# total noob



## uhzero (Mar 8, 2010)

hey guys. i'm a total noob looking to get into this hobby and i've been educating myself by reading stuff in this forum, but i was wondering if any of you would give me feedback. i want a cool looking starter mantid and i basically need to learn how to take care of it so any feedback would be much appreciated.


----------



## massaman (Mar 8, 2010)

If you want a starter mantis I would go with one of the following species and these are pretty easy to take care of and dont require a whole lot to care for them!I have had all of these and found that they are not too hard to keep or raise!

miomantis paykuii

chinese mantis

giant asian

acromantis

european mantis

creobroter gemmatus


----------



## massaman (Mar 8, 2010)

Where are you located by the way?


----------



## uhzero (Mar 8, 2010)

i'm in washington state, there's an insect and reptile expo going on this weekend and i thought it'd be a good time to start the hobby. thanks for the suggestions btw.


----------



## sbugir (Mar 8, 2010)

Welcome,

I also recommend the Budwing Mantis, they're very pretty and aggressive.

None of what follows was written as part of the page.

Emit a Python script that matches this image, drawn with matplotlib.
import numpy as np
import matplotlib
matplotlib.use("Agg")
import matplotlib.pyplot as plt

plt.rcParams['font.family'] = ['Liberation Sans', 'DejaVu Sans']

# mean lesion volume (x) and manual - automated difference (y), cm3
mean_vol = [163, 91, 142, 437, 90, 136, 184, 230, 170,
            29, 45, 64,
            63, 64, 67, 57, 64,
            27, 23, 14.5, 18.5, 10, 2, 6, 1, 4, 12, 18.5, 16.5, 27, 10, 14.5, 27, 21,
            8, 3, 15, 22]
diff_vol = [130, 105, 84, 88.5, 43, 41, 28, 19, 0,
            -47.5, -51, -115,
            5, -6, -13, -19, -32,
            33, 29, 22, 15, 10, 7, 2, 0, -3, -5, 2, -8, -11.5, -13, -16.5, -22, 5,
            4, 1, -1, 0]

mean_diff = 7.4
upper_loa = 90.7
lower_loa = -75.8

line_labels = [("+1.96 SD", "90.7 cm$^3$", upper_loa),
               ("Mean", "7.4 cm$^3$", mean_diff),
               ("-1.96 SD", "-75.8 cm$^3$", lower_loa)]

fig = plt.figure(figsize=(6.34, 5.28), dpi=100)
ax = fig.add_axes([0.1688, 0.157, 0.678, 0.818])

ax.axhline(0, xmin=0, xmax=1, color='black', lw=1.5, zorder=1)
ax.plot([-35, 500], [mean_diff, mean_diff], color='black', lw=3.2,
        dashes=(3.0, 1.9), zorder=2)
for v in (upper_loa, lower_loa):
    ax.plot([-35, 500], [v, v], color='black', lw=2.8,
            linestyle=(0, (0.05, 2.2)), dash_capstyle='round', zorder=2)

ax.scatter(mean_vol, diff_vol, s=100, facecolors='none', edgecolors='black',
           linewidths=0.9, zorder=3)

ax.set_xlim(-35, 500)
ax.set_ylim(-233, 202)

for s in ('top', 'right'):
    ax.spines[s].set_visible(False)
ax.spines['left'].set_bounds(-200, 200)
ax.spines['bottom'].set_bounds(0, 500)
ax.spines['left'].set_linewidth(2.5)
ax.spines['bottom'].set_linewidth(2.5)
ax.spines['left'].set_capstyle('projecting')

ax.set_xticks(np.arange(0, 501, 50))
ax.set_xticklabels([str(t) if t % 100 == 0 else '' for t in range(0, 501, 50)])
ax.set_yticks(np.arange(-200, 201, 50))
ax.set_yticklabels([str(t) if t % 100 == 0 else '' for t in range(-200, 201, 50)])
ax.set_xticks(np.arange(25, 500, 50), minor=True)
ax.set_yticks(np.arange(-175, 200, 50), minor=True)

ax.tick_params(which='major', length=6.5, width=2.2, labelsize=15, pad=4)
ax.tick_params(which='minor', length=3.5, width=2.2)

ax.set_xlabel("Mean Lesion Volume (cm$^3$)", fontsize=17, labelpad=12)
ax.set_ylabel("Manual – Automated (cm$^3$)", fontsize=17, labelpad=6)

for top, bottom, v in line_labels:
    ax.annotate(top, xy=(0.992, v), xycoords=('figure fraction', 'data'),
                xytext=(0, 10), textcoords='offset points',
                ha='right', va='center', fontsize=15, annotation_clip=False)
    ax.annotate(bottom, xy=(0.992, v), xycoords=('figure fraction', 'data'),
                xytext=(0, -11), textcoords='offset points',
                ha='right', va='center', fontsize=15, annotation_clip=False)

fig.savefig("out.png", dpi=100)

Rhombodera species aren't difficult either and are very cool.


----------



## uhzero (Mar 8, 2010)

lemmiwinks said:


> Welcome,
> 
> I also recommend the Budwing Mantis, they're very pretty and aggressive.
> 
> Rhombodera species aren't difficult either and are very cool.


ohhh, those're cool looking. i read on a site that says Phyllovates chlorophaea are handable and they get pretty big. are they hard to take care of?


----------



## revmdn (Mar 8, 2010)

Welcome and good luck.


----------



## AmandaLynn (Mar 8, 2010)

uhzero said:


> ohhh, those're cool looking. i read on a site that says Phyllovates chlorophaea are handable and they get pretty big. are they hard to take care of?


Phyllovates chlorophaea are another good beginner species.  Welcome from the Bellingham area!


----------



## uhzero (Mar 8, 2010)

AmandaLynn said:


> Phyllovates chlorophaea are another good beginner species.  Welcome from the Bellingham area!


i totally have relatives there!


----------



## hibiscusmile (Mar 8, 2010)

Hello and welcome, from OHIO!


----------



## uhzero (Mar 8, 2010)

hibiscusmile said:


> Hello and welcome, from OHIO!


thanks! your care sheets on your site are really helpful! do you know when you'll have more phyllovates chlorophaea in stock?


----------



## hierodula (Mar 8, 2010)

Welcome from California!


----------



## PhilinYuma (Mar 8, 2010)

Welcome from Yuma, AZ!


----------



## Katnapper (Mar 8, 2010)

Hello and welcome to the forum... glad you found us!  Keeping mantids is a great hobby, and you'll find lots of help and information here. All of the above listed are all good beginner species. I'd add _Phyllocrania paradoxa_ (Ghost mantis) to that list.  _Phyllovates chlorophaea_ are an easy to raise and delightful species. They are probably my favorite. I would say adequate to very good ventilation of their enclosure would be one thing this species in particular requires.

If you are interested in acquiring a freshly molted to adult female, PM me.  And again, welcome!


----------



## Rick (Mar 9, 2010)

Welcome


----------



## ZoeRipper (Mar 9, 2010)

Welcome from Oklahoma!


----------



## ismart (Mar 9, 2010)

Welcome to the forum!


----------